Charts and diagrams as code
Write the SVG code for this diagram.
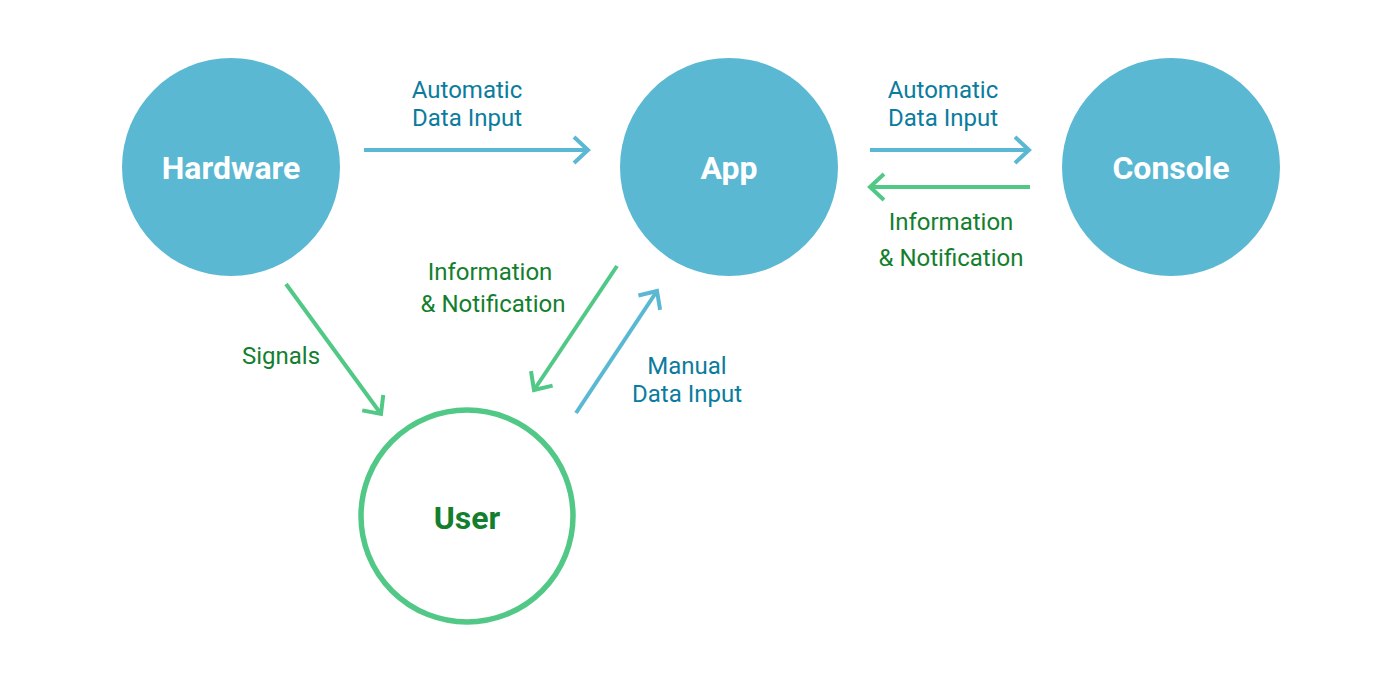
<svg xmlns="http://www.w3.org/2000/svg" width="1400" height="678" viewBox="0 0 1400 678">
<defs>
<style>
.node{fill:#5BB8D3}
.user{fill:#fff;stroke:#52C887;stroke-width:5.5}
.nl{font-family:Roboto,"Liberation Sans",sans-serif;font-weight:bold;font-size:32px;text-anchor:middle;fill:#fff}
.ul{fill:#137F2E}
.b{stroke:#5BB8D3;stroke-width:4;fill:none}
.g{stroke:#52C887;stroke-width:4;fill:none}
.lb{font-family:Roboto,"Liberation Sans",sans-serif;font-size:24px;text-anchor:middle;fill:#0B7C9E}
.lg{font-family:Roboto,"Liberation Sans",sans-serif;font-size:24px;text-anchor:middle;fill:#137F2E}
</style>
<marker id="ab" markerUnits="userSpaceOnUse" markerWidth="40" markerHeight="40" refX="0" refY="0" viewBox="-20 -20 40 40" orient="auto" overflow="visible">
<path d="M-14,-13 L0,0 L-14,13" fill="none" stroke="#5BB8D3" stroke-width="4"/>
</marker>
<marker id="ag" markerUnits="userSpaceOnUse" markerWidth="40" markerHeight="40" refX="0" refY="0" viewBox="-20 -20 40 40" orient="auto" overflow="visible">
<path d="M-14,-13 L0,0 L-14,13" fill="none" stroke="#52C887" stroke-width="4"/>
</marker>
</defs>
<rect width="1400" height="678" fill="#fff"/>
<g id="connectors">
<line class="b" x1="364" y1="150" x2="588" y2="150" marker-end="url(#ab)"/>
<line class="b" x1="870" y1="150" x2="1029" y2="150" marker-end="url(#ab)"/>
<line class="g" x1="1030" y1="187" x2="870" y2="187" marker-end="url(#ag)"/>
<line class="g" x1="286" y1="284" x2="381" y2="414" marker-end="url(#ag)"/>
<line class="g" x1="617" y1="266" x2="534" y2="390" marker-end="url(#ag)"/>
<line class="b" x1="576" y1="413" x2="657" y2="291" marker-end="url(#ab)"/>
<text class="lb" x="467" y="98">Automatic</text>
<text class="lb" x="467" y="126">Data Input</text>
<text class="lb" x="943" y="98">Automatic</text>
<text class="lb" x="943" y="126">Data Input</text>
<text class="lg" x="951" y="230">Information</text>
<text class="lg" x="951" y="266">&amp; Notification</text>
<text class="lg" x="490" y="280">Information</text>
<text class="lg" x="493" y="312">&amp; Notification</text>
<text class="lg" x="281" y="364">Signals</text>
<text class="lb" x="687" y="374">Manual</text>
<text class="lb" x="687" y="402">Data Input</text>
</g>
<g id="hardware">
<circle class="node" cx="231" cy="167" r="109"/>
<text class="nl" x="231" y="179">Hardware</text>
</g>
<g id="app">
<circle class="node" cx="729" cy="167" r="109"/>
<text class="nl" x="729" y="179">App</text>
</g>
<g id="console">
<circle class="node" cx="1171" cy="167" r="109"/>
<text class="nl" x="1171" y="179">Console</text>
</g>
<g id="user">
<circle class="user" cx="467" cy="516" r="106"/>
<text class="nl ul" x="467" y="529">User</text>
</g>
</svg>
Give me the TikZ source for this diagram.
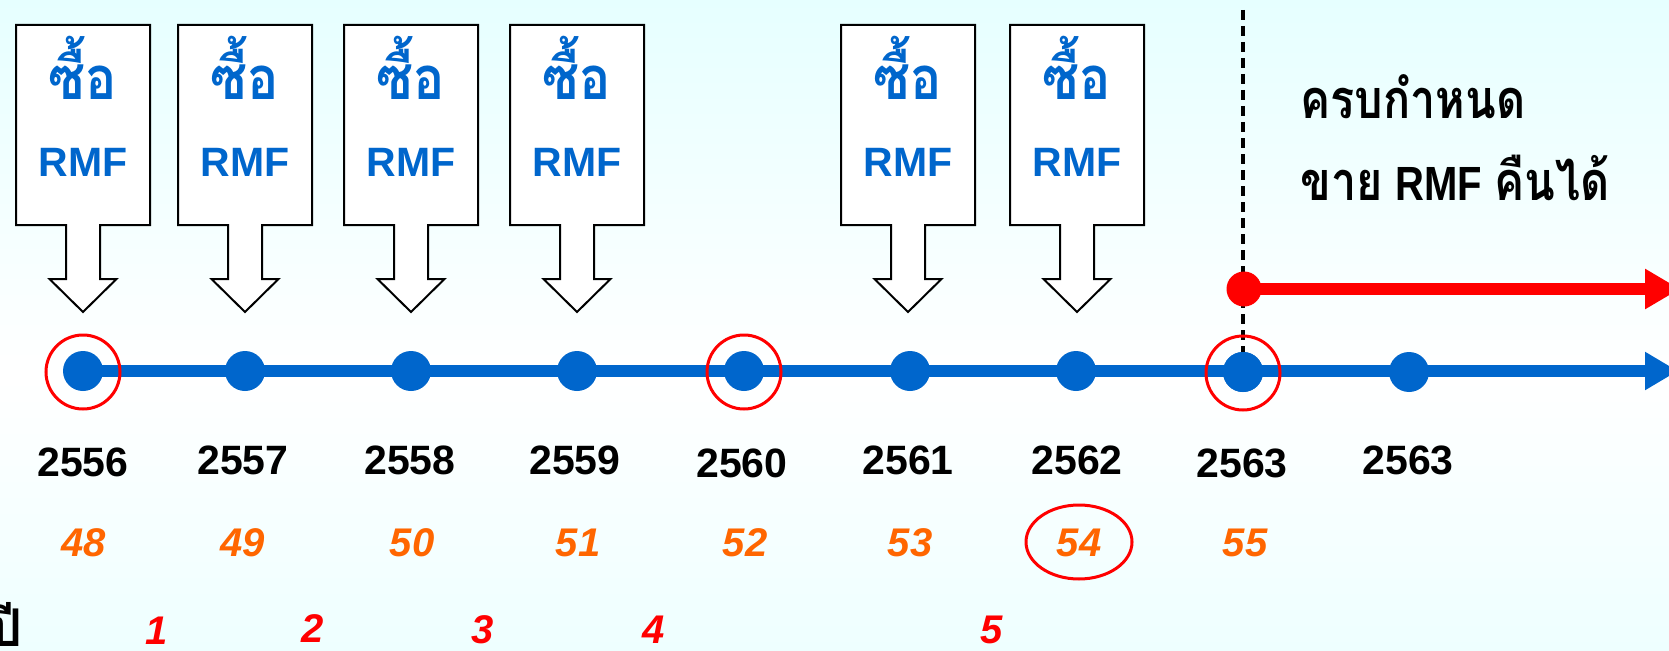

TASK REQUIREMENTS:
Set down the records in full and exactly. Do not carry over any image.

TASK ANSWER:
Write the SVG code for this diagram.
<svg xmlns="http://www.w3.org/2000/svg" width="1400" height="678" viewBox="0 0 1400 678">
<defs>
<style>
.node{fill:#5BB8D3}
.user{fill:#fff;stroke:#52C887;stroke-width:5.5}
.nl{font-family:Roboto,"Liberation Sans",sans-serif;font-weight:bold;font-size:32px;text-anchor:middle;fill:#fff}
.ul{fill:#137F2E}
.b{stroke:#5BB8D3;stroke-width:4;fill:none}
.g{stroke:#52C887;stroke-width:4;fill:none}
.lb{font-family:Roboto,"Liberation Sans",sans-serif;font-size:24px;text-anchor:middle;fill:#0B7C9E}
.lg{font-family:Roboto,"Liberation Sans",sans-serif;font-size:24px;text-anchor:middle;fill:#137F2E}
</style>
<marker id="ab" markerUnits="userSpaceOnUse" markerWidth="40" markerHeight="40" refX="0" refY="0" viewBox="-20 -20 40 40" orient="auto" overflow="visible">
<path d="M-14,-13 L0,0 L-14,13" fill="none" stroke="#5BB8D3" stroke-width="4"/>
</marker>
<marker id="ag" markerUnits="userSpaceOnUse" markerWidth="40" markerHeight="40" refX="0" refY="0" viewBox="-20 -20 40 40" orient="auto" overflow="visible">
<path d="M-14,-13 L0,0 L-14,13" fill="none" stroke="#52C887" stroke-width="4"/>
</marker>
</defs>
<rect width="1400" height="678" fill="#fff"/>
<g id="connectors">
<line class="b" x1="364" y1="150" x2="588" y2="150" marker-end="url(#ab)"/>
<line class="b" x1="870" y1="150" x2="1029" y2="150" marker-end="url(#ab)"/>
<line class="g" x1="1030" y1="187" x2="870" y2="187" marker-end="url(#ag)"/>
<line class="g" x1="286" y1="284" x2="381" y2="414" marker-end="url(#ag)"/>
<line class="g" x1="617" y1="266" x2="534" y2="390" marker-end="url(#ag)"/>
<line class="b" x1="576" y1="413" x2="657" y2="291" marker-end="url(#ab)"/>
<text class="lb" x="467" y="98">Automatic</text>
<text class="lb" x="467" y="126">Data Input</text>
<text class="lb" x="943" y="98">Automatic</text>
<text class="lb" x="943" y="126">Data Input</text>
<text class="lg" x="951" y="230">Information</text>
<text class="lg" x="951" y="266">&amp; Notification</text>
<text class="lg" x="490" y="280">Information</text>
<text class="lg" x="493" y="312">&amp; Notification</text>
<text class="lg" x="281" y="364">Signals</text>
<text class="lb" x="687" y="374">Manual</text>
<text class="lb" x="687" y="402">Data Input</text>
</g>
<g id="hardware">
<circle class="node" cx="231" cy="167" r="109"/>
<text class="nl" x="231" y="179">Hardware</text>
</g>
<g id="app">
<circle class="node" cx="729" cy="167" r="109"/>
<text class="nl" x="729" y="179">App</text>
</g>
<g id="console">
<circle class="node" cx="1171" cy="167" r="109"/>
<text class="nl" x="1171" y="179">Console</text>
</g>
<g id="user">
<circle class="user" cx="467" cy="516" r="106"/>
<text class="nl ul" x="467" y="529">User</text>
</g>
</svg>
Give me the TikZ source for this diagram.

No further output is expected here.